Slow Cooker Ham and Potato Soup from Holiday Leftovers
 
Prep time
Cook time
Total time
 
Author:
Serves: 6-8
Ingredients
  • 1 large, yellow onion, chopped
  • 3 cloves garlic, minced or pressed
  • 1 - 2 lbs. of leftover holiday ham, chopped
  • Approximately 4 cups leftover holiday potatoes (scalloped, mashed, etc.)
  • 1 cup leftover roasted butternut squash, chopped
  • 2 tsp. Herbs de Provence
  • 1-2 bay leaves
  • Fresh ground pepper, to taste
  • 4 cups reduced-sodium chicken broth
  • 8 oz. frozen sweet garden peas
  • 1 cup nonfat plain greek yogurt
Instructions
  1. Spray the bowl of a slow cooker with nonstick cooking spray.

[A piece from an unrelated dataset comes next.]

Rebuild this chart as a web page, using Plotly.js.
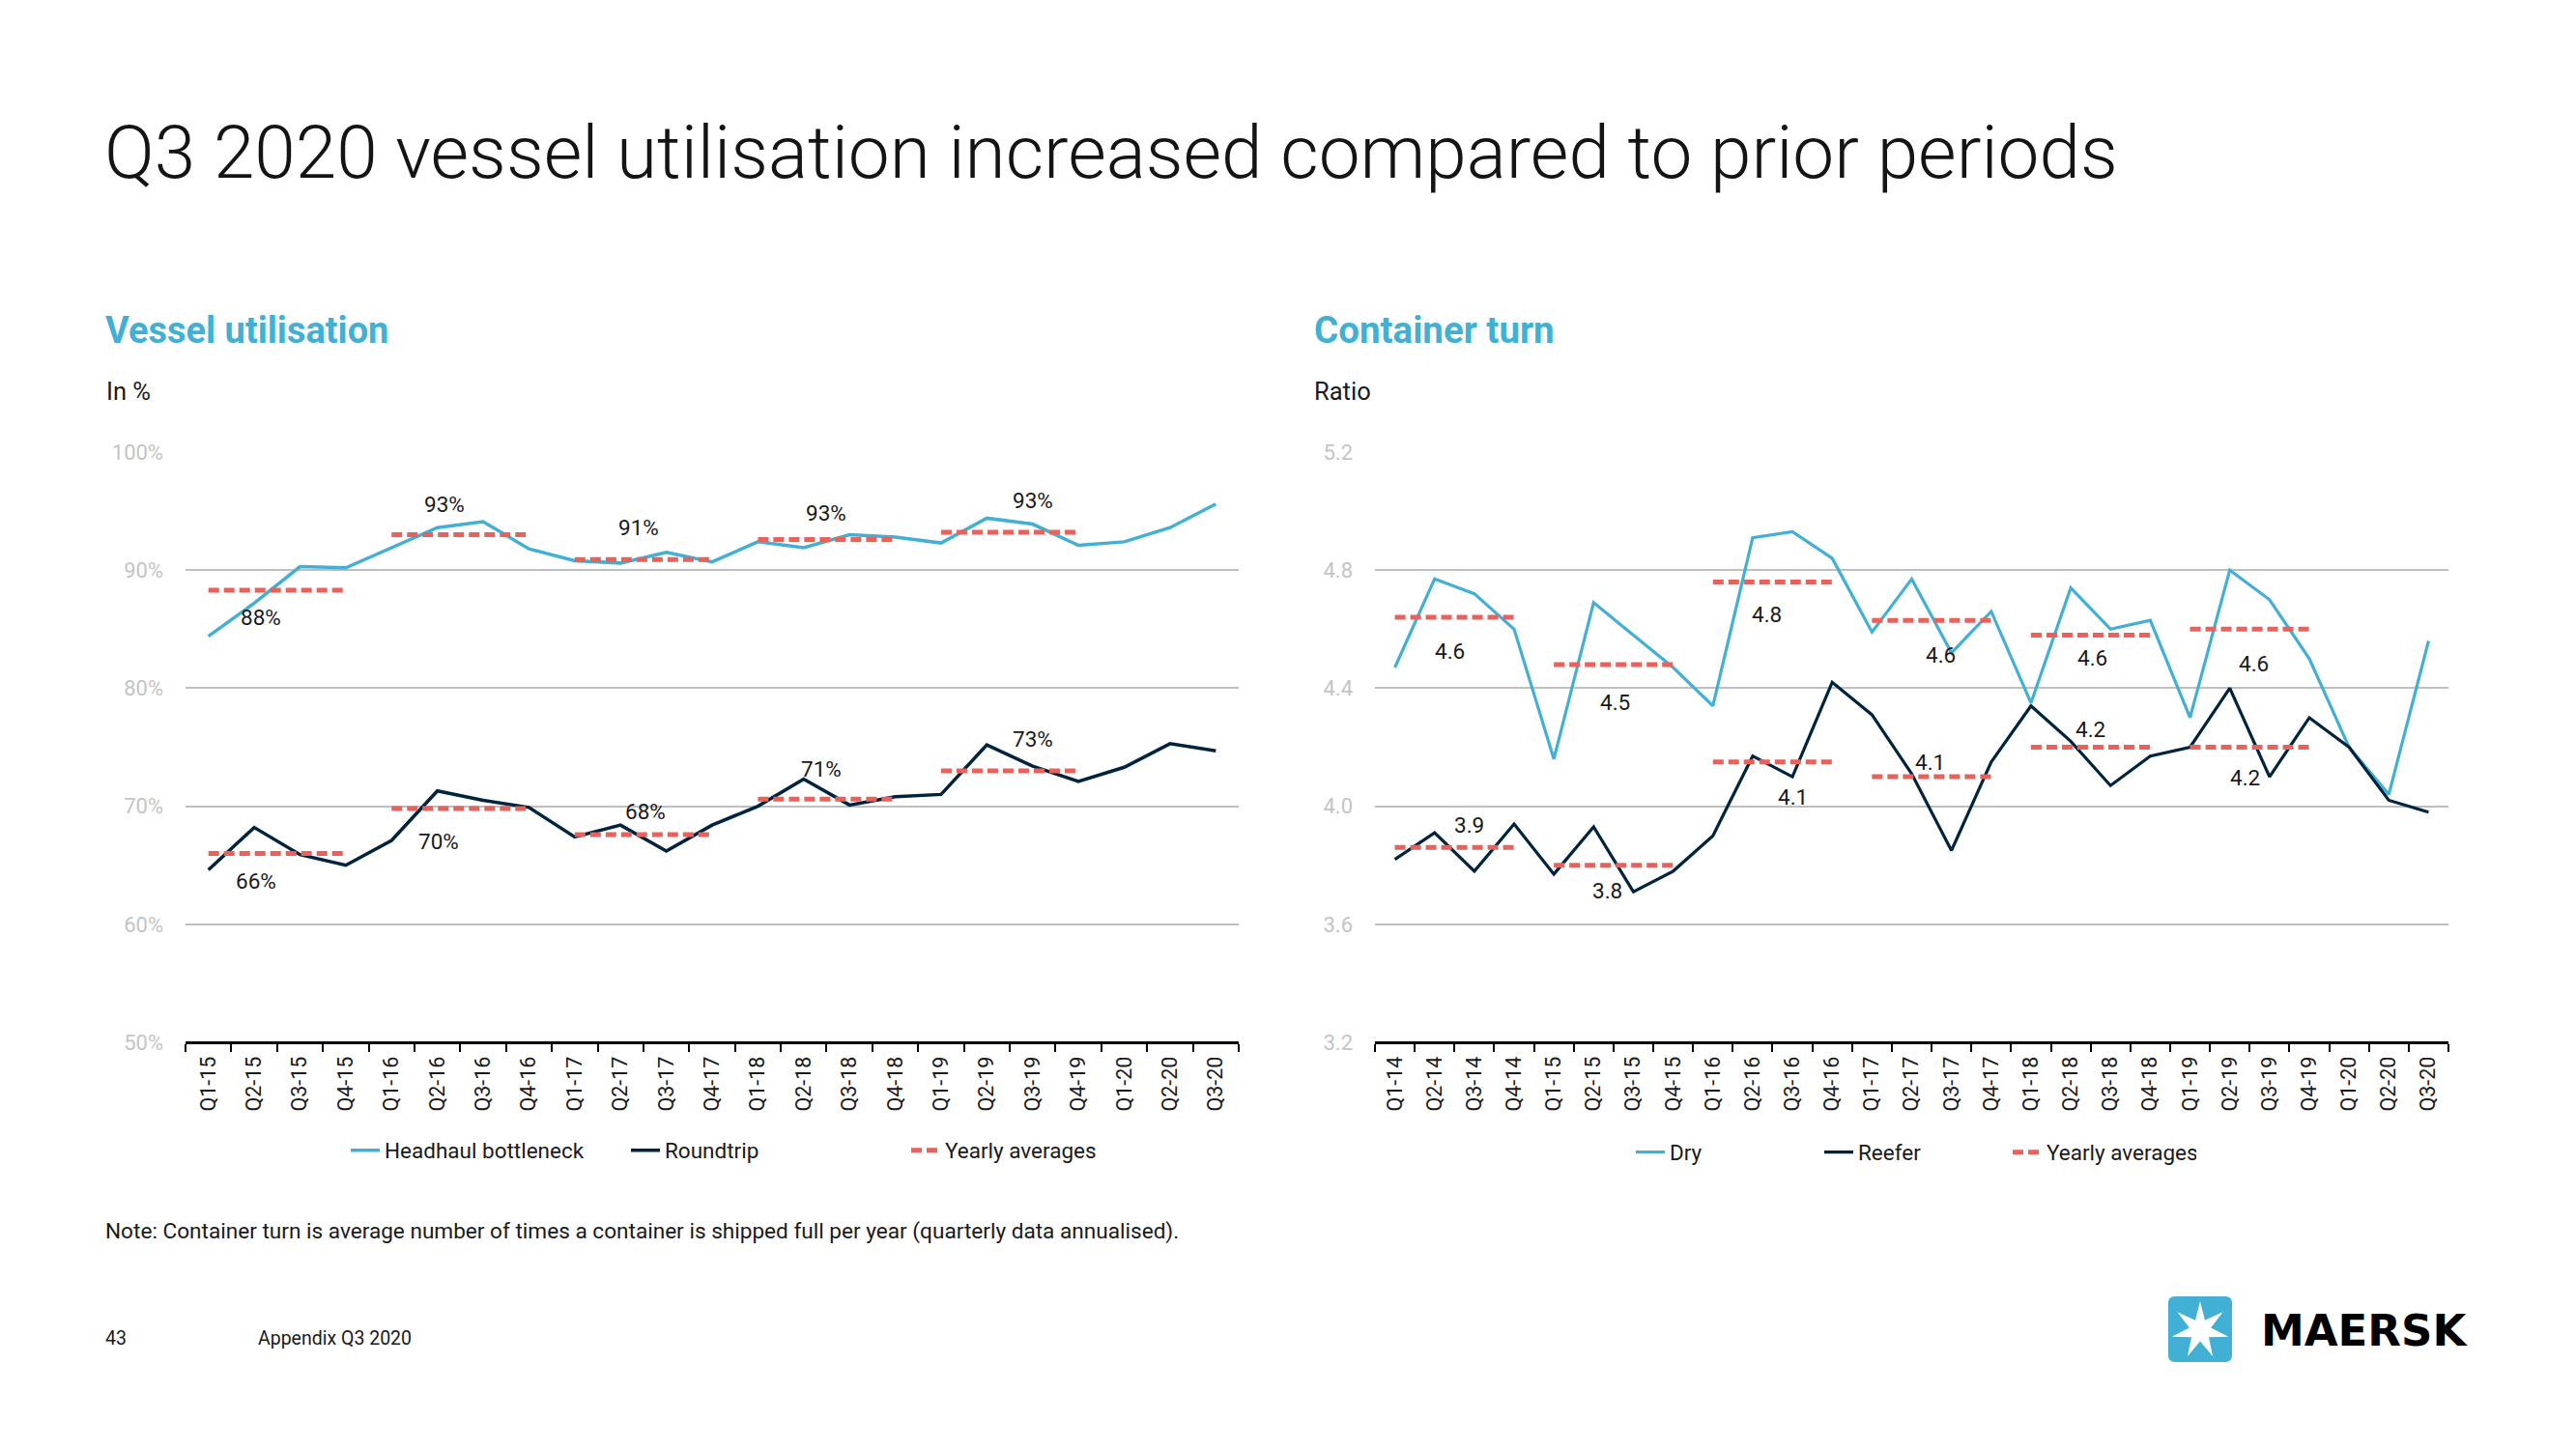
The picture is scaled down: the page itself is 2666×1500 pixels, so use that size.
<!DOCTYPE html>
<html>
<head>
<meta charset="utf-8">
<script src="https://cdn.plot.ly/plotly-3.0.1.min.js"></script>
<style>
html,body{margin:0;padding:0;background:#ffffff;}
#chart{width:2666px;height:1500px;}
</style>
</head>
<body>
<div id="chart"></div>
<script>
// ---------- DATA ----------
const vuQuarters = ['Q1-15','Q2-15','Q3-15','Q4-15','Q1-16','Q2-16','Q3-16','Q4-16','Q1-17','Q2-17','Q3-17','Q4-17','Q1-18','Q2-18','Q3-18','Q4-18','Q1-19','Q2-19','Q3-19','Q4-19','Q1-20','Q2-20','Q3-20'];
const headhaul = [84.4, 87.2, 90.3, 90.2, 91.9, 93.6, 94.1, 91.8, 90.8, 90.6, 91.5, 90.7, 92.4, 91.9, 93.0, 92.8, 92.3, 94.4, 93.9, 92.1, 92.4, 93.6, 95.6];
const roundtrip = [64.6, 68.2, 65.9, 65.0, 67.1, 71.3, 70.5, 69.9, 67.4, 68.4, 66.2, 68.4, 70.0, 72.3, 70.1, 70.8, 71.0, 75.2, 73.4, 72.1, 73.3, 75.3, 74.7];
const vuYears = ['15','16','17','18','19'];
const headhaulAvg = [88.3, 93.0, 90.9, 92.6, 93.2];
const roundtripAvg = [66.0, 69.8, 67.6, 70.6, 73.0];
const headhaulAvgLabels = ['88%','93%','91%','93%','93%'];
const roundtripAvgLabels = ['66%','70%','68%','71%','73%'];

const ctQuarters = ['Q1-14','Q2-14','Q3-14','Q4-14','Q1-15','Q2-15','Q3-15','Q4-15','Q1-16','Q2-16','Q3-16','Q4-16','Q1-17','Q2-17','Q3-17','Q4-17','Q1-18','Q2-18','Q3-18','Q4-18','Q1-19','Q2-19','Q3-19','Q4-19','Q1-20','Q2-20','Q3-20'];
const dry = [4.47, 4.77, 4.72, 4.60, 4.16, 4.69, 4.58, 4.47, 4.34, 4.91, 4.93, 4.84, 4.59, 4.77, 4.52, 4.66, 4.35, 4.74, 4.60, 4.63, 4.30, 4.80, 4.70, 4.50, 4.20, 4.04, 4.56];
const reefer = [3.82, 3.91, 3.78, 3.94, 3.77, 3.93, 3.71, 3.78, 3.90, 4.17, 4.10, 4.42, 4.31, 4.11, 3.85, 4.15, 4.34, 4.22, 4.07, 4.17, 4.20, 4.40, 4.10, 4.30, 4.20, 4.02, 3.98];
const ctYears = ['14','15','16','17','18','19'];
const dryAvg = [4.64, 4.48, 4.76, 4.63, 4.58, 4.60];
const reeferAvg = [3.86, 3.80, 4.15, 4.10, 4.20, 4.20];
const dryAvgLabels = ['4.6','4.5','4.8','4.6','4.6','4.6'];
const reeferAvgLabels = ['3.9','3.8','4.1','4.1','4.2','4.2'];

// ---------- STYLE ----------
const W = 2666, H = 1500;
const FONT = 'Roboto, "Open Sans", sans-serif';
const C_LIGHT = '#42b0d5', C_DARK = '#00243d', C_AVG = '#e8615a', C_GRID = '#bfbfbf';
const px = x => x / W;
const py = y => 1 - y / H;

// label offsets (px) relative to the centre of each yearly-average segment
const hhLabelOff = [[-17,-28],[-16,32],[-5,33],[0,27],[24,33]];
const rtLabelOff = [[-22,-29],[-22,-34],[2,24],[-5,31],[24,33]];
const dryLabelOff = [[-5,-35],[2,-39],[-6,-34],[9,-36],[2,-24],[4,-36]];
const rfLabelOff = [[15,23],[-6,-26],[21,-36],[-2,15],[0,19],[-5,-31]];

function avgTrace(quarters, years, avgs, xa, ya, name, showlegend, legend) {
  const x = [], y = [];
  years.forEach((yy, i) => {
    const s = quarters.indexOf('Q1-' + yy), e = quarters.indexOf('Q4-' + yy);
    x.push(quarters[s], quarters[e], quarters[e]);
    y.push(avgs[i], avgs[i], null);
  });
  return {x, y, xaxis: xa, yaxis: ya, type: 'scatter', mode: 'lines', name,
    showlegend, legend, connectgaps: false, hoverinfo: 'skip',
    line: {color: C_AVG, width: 5, dash: '11px,5px'}};
}

function avgLabels(quarters, years, avgs, labels, offs, xa, ya) {
  return years.map((yy, i) => {
    const s = quarters.indexOf('Q1-' + yy);
    return {xref: xa, yref: ya, x: s + 1.5, y: avgs[i], text: labels[i],
      showarrow: false, xshift: offs[i][0], yshift: offs[i][1],
      font: {family: FONT, size: 22.5, color: '#1a1a1a'}};
  });
}

const traces = [
  {x: vuQuarters, y: headhaul, type: 'scatter', mode: 'lines', name: 'Headhaul bottleneck',
   line: {color: C_LIGHT, width: 3.5}, xaxis: 'x', yaxis: 'y', legend: 'legend'},
  {x: vuQuarters, y: roundtrip, type: 'scatter', mode: 'lines', name: 'Roundtrip',
   line: {color: C_DARK, width: 3.5}, xaxis: 'x', yaxis: 'y', legend: 'legend'},
  avgTrace(vuQuarters, vuYears, headhaulAvg, 'x', 'y', 'Yearly averages', true, 'legend'),
  avgTrace(vuQuarters, vuYears, roundtripAvg, 'x', 'y', 'Yearly averages', false, 'legend'),
  {x: ctQuarters, y: dry, type: 'scatter', mode: 'lines', name: 'Dry',
   line: {color: C_LIGHT, width: 3.2}, xaxis: 'x2', yaxis: 'y2', legend: 'legend2'},
  {x: ctQuarters, y: reefer, type: 'scatter', mode: 'lines', name: 'Reefer',
   line: {color: C_DARK, width: 3.2}, xaxis: 'x2', yaxis: 'y2', legend: 'legend2'},
  avgTrace(ctQuarters, ctYears, dryAvg, 'x2', 'y2', 'Yearly averages', true, 'legend2'),
  avgTrace(ctQuarters, ctYears, reeferAvg, 'x2', 'y2', 'Yearly averages', false, 'legend2')
];

const xBase = {
  type: 'category', tickson: 'boundaries', ticks: 'outside', ticklen: 8, tickwidth: 2,
  tickcolor: '#000', showline: true, linecolor: '#000', linewidth: 3, showgrid: false,
  tickangle: -90, tickfont: {family: FONT, size: 21.5, color: '#1a1a1a'}, anchor: 'free',
  fixedrange: true, categoryorder: 'array', ticklabelstandoff: 4
};
const yBase = {
  showgrid: true, gridcolor: C_GRID, gridwidth: 2, zeroline: false, showline: false,
  ticks: '', tickfont: {family: FONT, size: 22, color: '#c4c4c4'}, ticklabelstandoff: 22,
  fixedrange: true
};
const yDom = [py(1079), py(468)];

// logo geometry (decoration)
function starPath(cx, cy, ro, ri, n) {
  let d = '';
  for (let k = 0; k < 2 * n; k++) {
    const r = k % 2 === 0 ? ro : ri;
    const a = -Math.PI / 2 + k * Math.PI / n;
    const X = px(cx + r * Math.cos(a)), Y = py(cy + r * Math.sin(a));
    d += (k === 0 ? 'M' : 'L') + X + ',' + Y;
  }
  return d + 'Z';
}
function roundRect(x0, y0, x1, y1, r) {
  return 'M' + px(x0 + r) + ',' + py(y0) + ' L' + px(x1 - r) + ',' + py(y0) +
    ' Q' + px(x1) + ',' + py(y0) + ' ' + px(x1) + ',' + py(y0 + r) +
    ' L' + px(x1) + ',' + py(y1 - r) +
    ' Q' + px(x1) + ',' + py(y1) + ' ' + px(x1 - r) + ',' + py(y1) +
    ' L' + px(x0 + r) + ',' + py(y1) +
    ' Q' + px(x0) + ',' + py(y1) + ' ' + px(x0) + ',' + py(y1 - r) +
    ' L' + px(x0) + ',' + py(y0 + r) +
    ' Q' + px(x0) + ',' + py(y0) + ' ' + px(x0 + r) + ',' + py(y0) + ' Z';
}

const textAnn = (x, y, text, size, color, extra) => Object.assign({
  xref: 'paper', yref: 'paper', x: px(x), y: py(y), xanchor: 'left', yanchor: 'middle',
  text, showarrow: false, font: {family: FONT, size, color}
}, extra || {});

const annotations = [
  textAnn(106, 158, 'Q3 2020 vessel utilisation increased compared to prior periods', 76.5, '#141414', {font: {family: FONT, size: 76.5, color: '#141414', weight: 300}}),
  textAnn(107, 342, '<b>Vessel utilisation</b>', 38, C_LIGHT),
  textAnn(1358, 342, '<b>Container turn</b>', 38.5, C_LIGHT),
  textAnn(108, 405, 'In %', 25.5, '#1a1a1a'),
  textAnn(1358, 405, 'Ratio', 25.5, '#1a1a1a'),
  textAnn(107, 1274, 'Note: Container turn is average number of times a container is shipped full per year (quarterly data annualised).', 22.6, '#1a1a1a'),
  textAnn(107, 1385, '43', 19.5, '#1a1a1a'),
  textAnn(265, 1385, 'Appendix Q3 2020', 19.5, '#1a1a1a'),
  textAnn(2338, 1377, '<b>MAERSK</b>', 45, '#000000', {font: {family: '"DejaVu Sans", sans-serif', size: 45, color: '#000', weight: 700}})
].concat(
  avgLabels(vuQuarters, vuYears, headhaulAvg, headhaulAvgLabels, hhLabelOff, 'x', 'y'),
  avgLabels(vuQuarters, vuYears, roundtripAvg, roundtripAvgLabels, rtLabelOff, 'x', 'y'),
  avgLabels(ctQuarters, ctYears, dryAvg, dryAvgLabels, dryLabelOff, 'x2', 'y2'),
  avgLabels(ctQuarters, ctYears, reeferAvg, reeferAvgLabels, rfLabelOff, 'x2', 'y2')
);

const legBase = {orientation: 'h', xanchor: 'left', yanchor: 'middle', bgcolor: 'rgba(0,0,0,0)',
  font: {family: FONT, size: 22.5, color: '#1a1a1a'}, itemwidth: 30, traceorder: 'normal',
  entrywidthmode: 'pixels'};

const layout = {
  width: W, height: H, margin: {l: 0, r: 0, t: 0, b: 0},
  paper_bgcolor: '#fff', plot_bgcolor: '#fff', hovermode: false,
  xaxis: Object.assign({}, xBase, {domain: [px(192), px(1282)], categoryarray: vuQuarters,
    range: [-0.5, vuQuarters.length - 0.5], position: yDom[0]}),
  yaxis: Object.assign({}, yBase, {domain: yDom, range: [50, 100], dtick: 10, tick0: 50, ticksuffix: '%', anchor: 'x'}),
  xaxis2: Object.assign({}, xBase, {domain: [px(1423), px(2534)], categoryarray: ctQuarters,
    range: [-0.5, ctQuarters.length - 0.5], position: yDom[0]}),
  yaxis2: Object.assign({}, yBase, {domain: yDom, range: [3.2, 5.2], dtick: 0.4, tick0: 3.2, tickformat: '.1f', anchor: 'x2'}),
  legend: Object.assign({}, legBase, {x: px(358), y: py(1191), entrywidth: 245}),
  legend2: Object.assign({}, legBase, {x: px(1688), y: py(1193), entrywidth: 150}),
  annotations,
  shapes: [
    {type: 'path', xref: 'paper', yref: 'paper', path: roundRect(2244, 1342, 2310, 1410, 7), fillcolor: C_LIGHT, line: {width: 0}},
    {type: 'path', xref: 'paper', yref: 'paper', path: starPath(2277, 1377, 30, 11.5, 7), fillcolor: '#ffffff', line: {width: 0}}
  ]
};

Plotly.newPlot('chart', traces, layout, {staticPlot: true, displayModeBar: false});
</script>
</body>
</html>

  2. Add onions and garlic to the bottom of the bowl.
  3. Top with chopped ham, potatoes and butternut squash.
  4. Add herbs de provence, bay leaves and pepper (salt is probably not needed due to the salt in the ham and potatoes, but add some if you feel it is necessary)
  5. Add chicken broth and stir to combine.
  6. Cover and cook on low for 7 hours or high for 3-4 hours.
  7. Use a potato masher, if needed, to break down potatoes further.
  8. Add greek yogurt and peas. Stir to combine.
  9. Cook an additional 15 minutes to heat through.
  10. Serve with additional greek yogurt or sour cream and crackers, if desired.